How important are platforms like Machines Can Think in accelerating real-world AI deployment versus theoretical innovation? 

Platforms like Machines Can Think matter because they connect research to reality. Too often, breakthroughs stay isolated from deployment, or policy discussions remain detached from technical feasibility. The summit addresses both sides together, structured around how AI behaves inside live environments, including public services, critical infrastructure, and regulated industries. 

Machines Can Think showcases cutting-edge research while placing equal emphasis on applied use cases. More importantly, it brings researchers, government leaders, and enterprise decision-makers onto the same stage, creating a shared language that accelerates translation from theory into working systems. 

With AI expected to contribute $320 billion to the Middle East’s GDP by 2030, regions that succeed will be those that align ambition with delivery. When people responsible for policy, funding, and operations hear directly from those building the technology, conversations become practical. Constraints are surfaced early, assumptions are challenged, and implementation paths become clearer. 

This kind of environment shortens the distance between innovation and economic impact. AI delivers value only when it operates inside real organisations, under real rules. Platforms that reflect that reality help regions move faster and more confidently from experimentation to adoption. 

With backing from global players like NVIDIA and regional leaders like Mubadala and Abu Dhabi Police, how do partnerships shape Polynome’s innovation roadmap? 

Partnerships are central to how our roadmap evolves. It is a privilege for Polynome to contribute as an enabler within the UAE’s AI ecosystem. Global technology partners bring access to frontier compute, architectures, and research depth while regional partners bring operational reality, regulatory context, and scale.  

Beyond individual collaborations, we also see value in the partnerships that form around the ecosystem itself. As an organiser, we are encouraged when sponsors, exhibitors, and participants build new relationships through the platform. Those connections strengthen the entire market. 

This collective momentum benefits everyone involved. When stakeholders trust the environment, innovation becomes shared rather than isolated, and deployment becomes faster, more disciplined, and more sustainable. 

Looking ahead to 2026 and beyond, which AI capabilities will move from “nice-to-have” to “mission-critical” for enterprises? 

AI will become mission-critical simply because competitiveness depends on it.
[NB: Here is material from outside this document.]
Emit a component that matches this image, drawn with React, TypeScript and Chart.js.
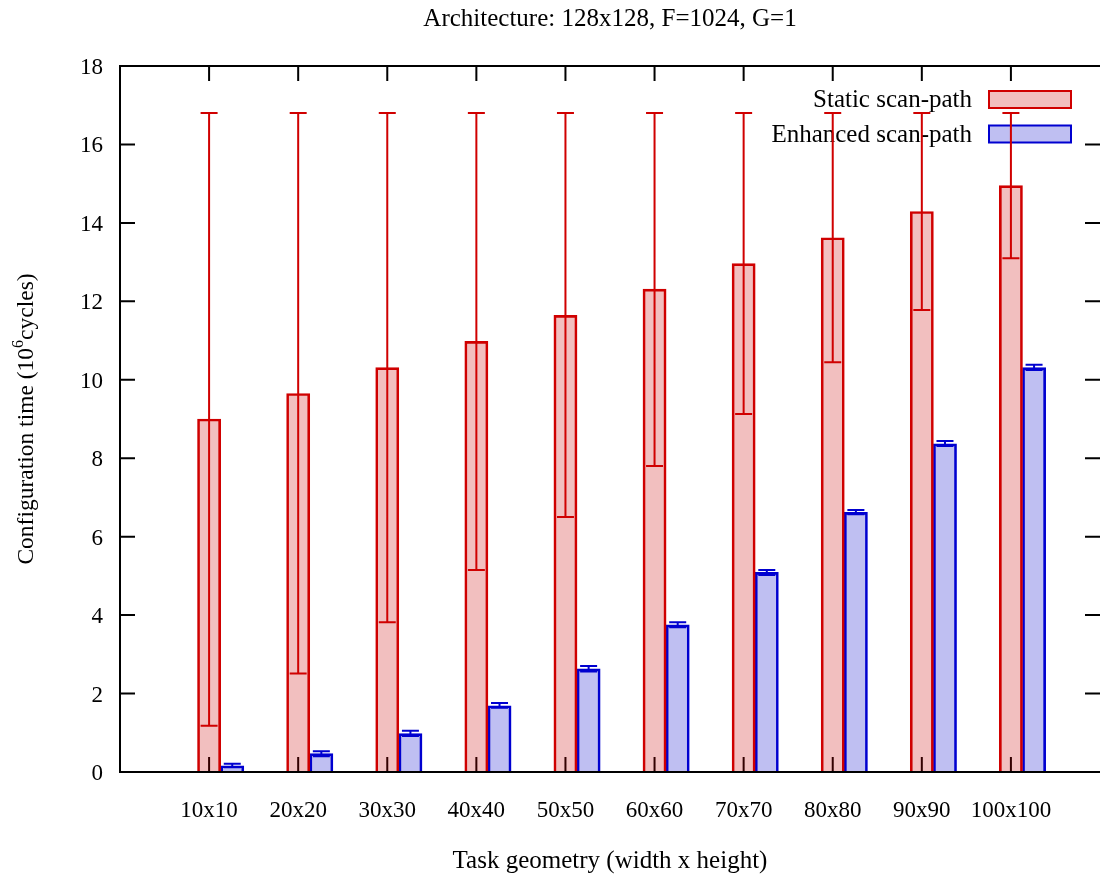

Across banking, retail, logistics, and public services, organisations will need AI to optimise operations and improve customer experience at scale. Those that do not adopt will fall behind on cost, speed, and relevance. 

Beyond efficiency, decision support will define the next phase. Enterprises will rely on AI to surface insights, adapt to changing conditions, and improve service quality in real time. These capabilities will no longer sit at the edge of the organisation and will be embedded into core workflows. 

At the same time, governance and understanding will matter more than raw capability. Leaders will need visibility into how AI influences outcomes and confidence in when to intervene. 

AI fluency will become a baseline leadership skill. Organisations that combine intelligent systems with informed human oversight will move faster and take fewer risks than those treating AI as a standalone technical function. 

As AI moves decisively from experimentation to execution, its true value is being defined by clarity of purpose, responsible design, and real-world impact. Organisations that align intelligent systems with concrete business and public-service outcomes, supported by strong governance and informed leadership, will be best positioned to scale with confidence. In the Middle East’s fast-evolving digital landscape, success will belong to those who move beyond hype, embed AI into core operations, and use it as a trusted enabler of efficiency, resilience, and long-term competitiveness.